My friends and I went to the nearby town of Zunil, where the indigenous townspeople honor their ancestors on the hilltop cemetery. As we stepped off the bus, we could see hundreds of bariletas flying in the wind, framed by the dramatic mountains and Santa Maria volcano. We walked up the narrow, winding streets of Zunil to the cathedral. On Dia de los Muertos, the churchbell rings all day to honor the spirits. Anyone is allowed to take over the ringing of the bell. As you pull on the rope, the bell rings and you take a moment to remember someone who has died.

We continued on to the cemetery where we witnessed one of the most amazing things I have seen.
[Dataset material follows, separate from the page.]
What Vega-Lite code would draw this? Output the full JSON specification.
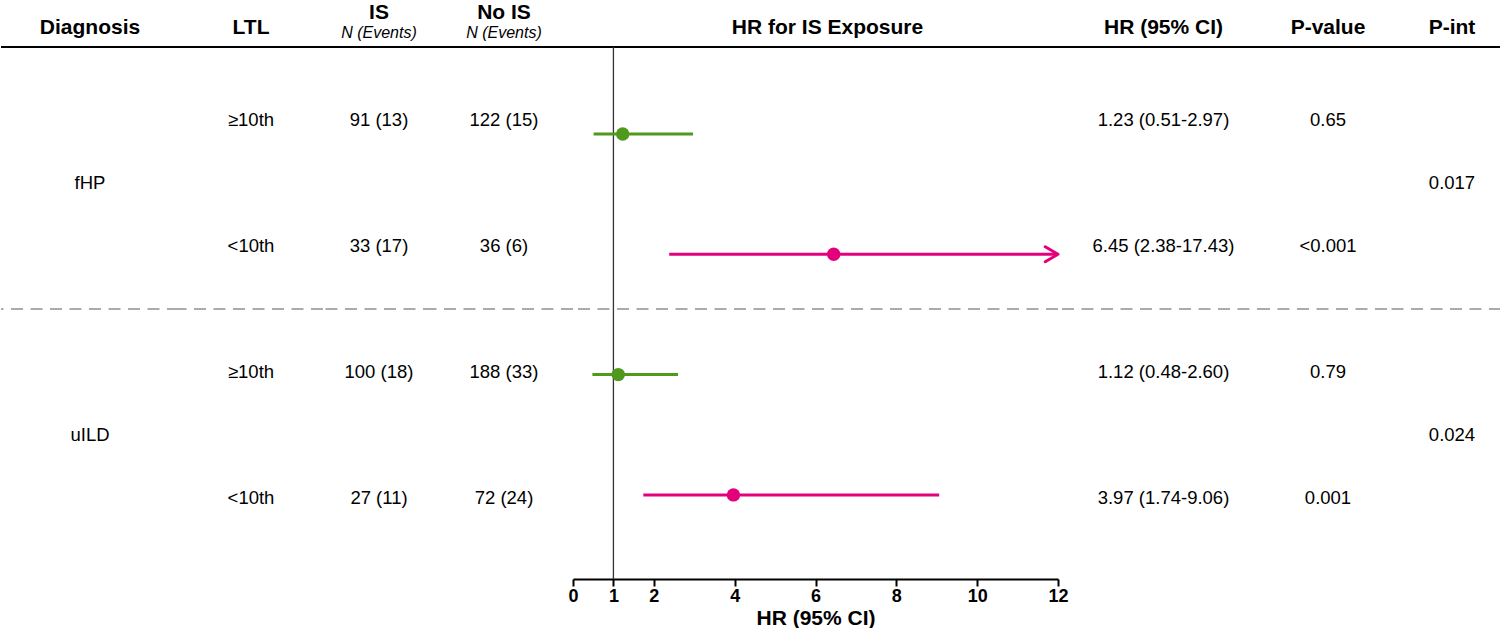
{
  "$schema": "https://vega.github.io/schema/vega-lite/v6.json",
  "padding": {"top": 2, "left": 0, "right": 0, "bottom": 0},
  "background": "white",
  "spacing": 0,
  "bounds": "flush",
  "datasets": {
    "rows": [
      {"diagnosis": "fHP", "ltl": "≥10th", "row": 1, "is_n": "91 (13)", "nois_n": "122 (15)", "hr": 1.23, "lower": 0.51, "upper": 2.97, "hrci": "1.23 (0.51-2.97)", "p": "0.65", "pint": "0.017"},
      {"diagnosis": "fHP", "ltl": "<10th", "row": 2, "is_n": "33 (17)", "nois_n": "36 (6)", "hr": 6.45, "lower": 2.38, "upper": 17.43, "hrci": "6.45 (2.38-17.43)", "p": "<0.001", "pint": "0.017"},
      {"diagnosis": "uILD", "ltl": "≥10th", "row": 3, "is_n": "100 (18)", "nois_n": "188 (33)", "hr": 1.12, "lower": 0.48, "upper": 2.60, "hrci": "1.12 (0.48-2.60)", "p": "0.79", "pint": "0.024"},
      {"diagnosis": "uILD", "ltl": "<10th", "row": 4, "is_n": "27 (11)", "nois_n": "72 (24)", "hr": 3.97, "lower": 1.74, "upper": 9.06, "hrci": "3.97 (1.74-9.06)", "p": "0.001", "pint": "0.024"}
    ]
  },
  "data": {"name": "rows"},
  "hconcat": [
    {
      "width": 178, "height": 532,
      "title": {"text": "Diagnosis", "offset": 8},
      "layer": [
        {"data": {"values": [{}]}, "mark": {"type": "rule", "color": "black", "strokeWidth": 2}, "encoding": {"y": {"datum": 0.42, "type": "quantitative", "axis": null}}},
        {"data": {"values": [{}]}, "mark": {"type": "rule", "color": "#ABABAB", "strokeWidth": 2, "strokeDash": [12, 7.5]}, "encoding": {"y": {"datum": 2.5, "type": "quantitative", "axis": null}}},
        {"mark": {"type": "text"}, "encoding": {"y": {"aggregate": "mean", "field": "row", "type": "quantitative", "scale": {"domain": [0.42, 4.643], "reverse": true, "nice": false, "zero": false}, "axis": null}, "text": {"field": "diagnosis"}}}
      ]
    },
    {
      "width": 144, "height": 532,
      "title": {"text": "LTL", "offset": 8},
      "layer": [
        {"data": {"values": [{}]}, "mark": {"type": "rule", "color": "black", "strokeWidth": 2}, "encoding": {"y": {"datum": 0.42, "type": "quantitative", "axis": null}}},
        {"data": {"values": [{}]}, "mark": {"type": "rule", "color": "#ABABAB", "strokeWidth": 2, "strokeDash": [12, 7.5]}, "encoding": {"y": {"datum": 2.5, "type": "quantitative", "axis": null}}},
        {"mark": {"type": "text"}, "encoding": {"y": {"field": "row", "type": "quantitative", "scale": {"domain": [0.42, 4.643], "reverse": true, "nice": false, "zero": false}, "axis": null}, "text": {"field": "ltl"}}}
      ]
    },
    {
      "width": 112, "height": 532,
      "title": {"text": "IS", "subtitle": "N (Events)"},
      "layer": [
        {"data": {"values": [{}]}, "mark": {"type": "rule", "color": "black", "strokeWidth": 2}, "encoding": {"y": {"datum": 0.42, "type": "quantitative", "axis": null}}},
        {"data": {"values": [{}]}, "mark": {"type": "rule", "color": "#ABABAB", "strokeWidth": 2, "strokeDash": [12, 7.5]}, "encoding": {"y": {"datum": 2.5, "type": "quantitative", "axis": null}}},
        {"mark": {"type": "text"}, "encoding": {"y": {"field": "row", "type": "quantitative", "scale": {"domain": [0.42, 4.643], "reverse": true, "nice": false, "zero": false}, "axis": null}, "text": {"field": "is_n"}}}
      ]
    },
    {
      "width": 138, "height": 532,
      "title": {"text": "No IS", "subtitle": "N (Events)"},
      "layer": [
        {"data": {"values": [{}]}, "mark": {"type": "rule", "color": "black", "strokeWidth": 2}, "encoding": {"y": {"datum": 0.42, "type": "quantitative", "axis": null}}},
        {"data": {"values": [{}]}, "mark": {"type": "rule", "color": "#ABABAB", "strokeWidth": 2, "strokeDash": [12, 7.5]}, "encoding": {"y": {"datum": 2.5, "type": "quantitative", "axis": null}}},
        {"mark": {"type": "text"}, "encoding": {"y": {"field": "row", "type": "quantitative", "scale": {"domain": [0.42, 4.643], "reverse": true, "nice": false, "zero": false}, "axis": null}, "text": {"field": "nois_n"}}}
      ]
    },
    {
      "width": 485, "height": 532,
      "title": {"text": "HR for IS Exposure", "offset": 8, "dx": 12},
      "layer": [
        {"data": {"values": [{}]}, "mark": {"type": "rule", "color": "black", "strokeWidth": 2}, "encoding": {"y": {"datum": 0.277, "type": "quantitative", "axis": null}}},
        {"data": {"values": [{}]}, "mark": {"type": "rule", "color": "#ABABAB", "strokeWidth": 2, "strokeDash": [12, 7.5]}, "encoding": {"y": {"datum": 2.455, "type": "quantitative", "axis": null}}},
        {"data": {"values": [{}]}, "mark": {"type": "rule", "color": "#333333", "strokeWidth": 1.3}, "encoding": {"x": {"datum": 1, "type": "quantitative"}}},
        {
          "mark": {"type": "rule", "strokeWidth": 3},
          "encoding": {
            "x": {"field": "lower", "type": "quantitative",
                  "scale": {"domain": [0, 12], "clamp": true, "nice": false, "zero": false},
                  "axis": {"values": [0, 1, 2, 4, 6, 8, 10, 12], "title": "HR (95% CI)", "grid": false,
                           "labelFlush": false, "labelOverlap": false, "labelFontWeight": "bold", "labelFontSize": 18, "labelColor": "black",
                           "labelPadding": 1, "domainColor": "black", "domainWidth": 2, "tickColor": "black", "tickWidth": 2, "tickSize": 7,
                           "titleFontSize": 21, "titleFontWeight": "bold", "titleColor": "black", "titlePadding": 2}},
            "x2": {"field": "upper"},
            "y": {"field": "row", "type": "quantitative", "scale": {"domain": [0.277, 4.699], "reverse": true, "nice": false, "zero": false}, "axis": null},
            "color": {"field": "ltl", "type": "nominal", "scale": {"domain": ["≥10th", "<10th"], "range": ["#4F9A1D", "#E4007C"]}, "legend": null}
          }
        },
        {
          "mark": {"type": "point", "filled": true, "opacity": 1, "size": 180},
          "encoding": {
            "x": {"field": "hr", "type": "quantitative"},
            "y": {"field": "row", "type": "quantitative"},
            "color": {"field": "ltl", "type": "nominal", "legend": null}
          }
        },
        {
          "transform": [{"filter": "datum.upper > 12"}],
          "mark": {"type": "point", "filled": false, "opacity": 1, "shape": "M-1.7,-1L0,0L-1.7,1", "size": 225, "strokeWidth": 3, "strokeCap": "round", "strokeJoin": "round"},
          "encoding": {
            "x": {"field": "upper", "type": "quantitative"},
            "y": {"field": "row", "type": "quantitative"},
            "color": {"field": "ltl", "type": "nominal", "legend": null}
          }
        }
      ]
    },
    {
      "width": 211, "height": 532,
      "title": {"text": "HR (95% CI)", "offset": 8},
      "layer": [
        {"data": {"values": [{}]}, "mark": {"type": "rule", "color": "black", "strokeWidth": 2}, "encoding": {"y": {"datum": 0.42, "type": "quantitative", "axis": null}}},
        {"data": {"values": [{}]}, "mark": {"type": "rule", "color": "#ABABAB", "strokeWidth": 2, "strokeDash": [12, 7.5]}, "encoding": {"y": {"datum": 2.5, "type": "quantitative", "axis": null}}},
        {"mark": {"type": "text"}, "encoding": {"y": {"field": "row", "type": "quantitative", "scale": {"domain": [0.42, 4.643], "reverse": true, "nice": false, "zero": false}, "axis": null}, "text": {"field": "hrci"}}}
      ]
    },
    {
      "width": 118, "height": 532,
      "title": {"text": "P-value", "offset": 8},
      "layer": [
        {"data": {"values": [{}]}, "mark": {"type": "rule", "color": "black", "strokeWidth": 2}, "encoding": {"y": {"datum": 0.42, "type": "quantitative", "axis": null}}},
        {"data": {"values": [{}]}, "mark": {"type": "rule", "color": "#ABABAB", "strokeWidth": 2, "strokeDash": [12, 7.5]}, "encoding": {"y": {"datum": 2.5, "type": "quantitative", "axis": null}}},
        {"mark": {"type": "text"}, "encoding": {"y": {"field": "row", "type": "quantitative", "scale": {"domain": [0.42, 4.643], "reverse": true, "nice": false, "zero": false}, "axis": null}, "text": {"field": "p"}}}
      ]
    },
    {
      "width": 114, "height": 532,
      "title": {"text": "P-int", "offset": 8, "dx": 8},
      "layer": [
        {"data": {"values": [{}]}, "mark": {"type": "rule", "color": "black", "strokeWidth": 2}, "encoding": {"y": {"datum": 0.42, "type": "quantitative", "axis": null}}},
        {"data": {"values": [{}]}, "mark": {"type": "rule", "color": "#ABABAB", "strokeWidth": 2, "strokeDash": [12, 7.5]}, "encoding": {"y": {"datum": 2.5, "type": "quantitative", "axis": null}}},
        {"mark": {"type": "text", "dx": 8}, "encoding": {"y": {"aggregate": "mean", "field": "row", "type": "quantitative", "scale": {"domain": [0.42, 4.643], "reverse": true, "nice": false, "zero": false}, "axis": null}, "text": {"field": "pint"}}}
      ]
    }
  ],
  "config": {
    "font": "Liberation Sans",
    "view": {"stroke": null},
    "text": {"fontSize": 18.5, "color": "black", "baseline": "middle"},
    "title": {"fontSize": 21, "fontWeight": "bold", "color": "black", "anchor": "middle", "offset": 5,
              "subtitleFont": "Liberation Sans", "subtitleFontSize": 16, "subtitleFontStyle": "italic", "subtitleColor": "black", "subtitlePadding": 2}
  }
}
Hundreds of graves were covered with flowers and candles, from what seemed like the top of the world. Even though it was a sad occasion, it was also breathtakingly beautiful. I really respect the manner in which death is treated in Guatemala. Every year people cry, laugh, grieve, remember, sing and drink together. There is a feeling of raw emotion, which to me seems like the truest and healthiest way to grieve.

Zunil is also home to San Simon, a much loved saint despite being dismissed by the Catholic Church as pagan. Every year on this day, San Simon is moved to a new location. This relocation is cause for a huge celebration involving live music, dancing, praying, and-as we discovered-excessive drinking. We were the only extranjeros in the crowd and felt somewhat out of place, but were greeted warmly. In one room, a woman was dancing with San Simon on her back. (San Simon is now a life-sized doll clad in cowboy boots, slacks, a red vest and aviator sunglasses). The tradition is to bring San Simon an offering of Quetzalteca (the popular Guatemalan liquor). The Quetzalteca is poured down his throat, and is later emptied into a large aluminum bowl and sold as a sacred liquor. Unfortunately, we weren't able to stay too long, because some very intoxicated men wouldn't leave me alone, even while I was barricaded behind Andrew and Vince. It was an unfortunate ending to an otherwise incredible day.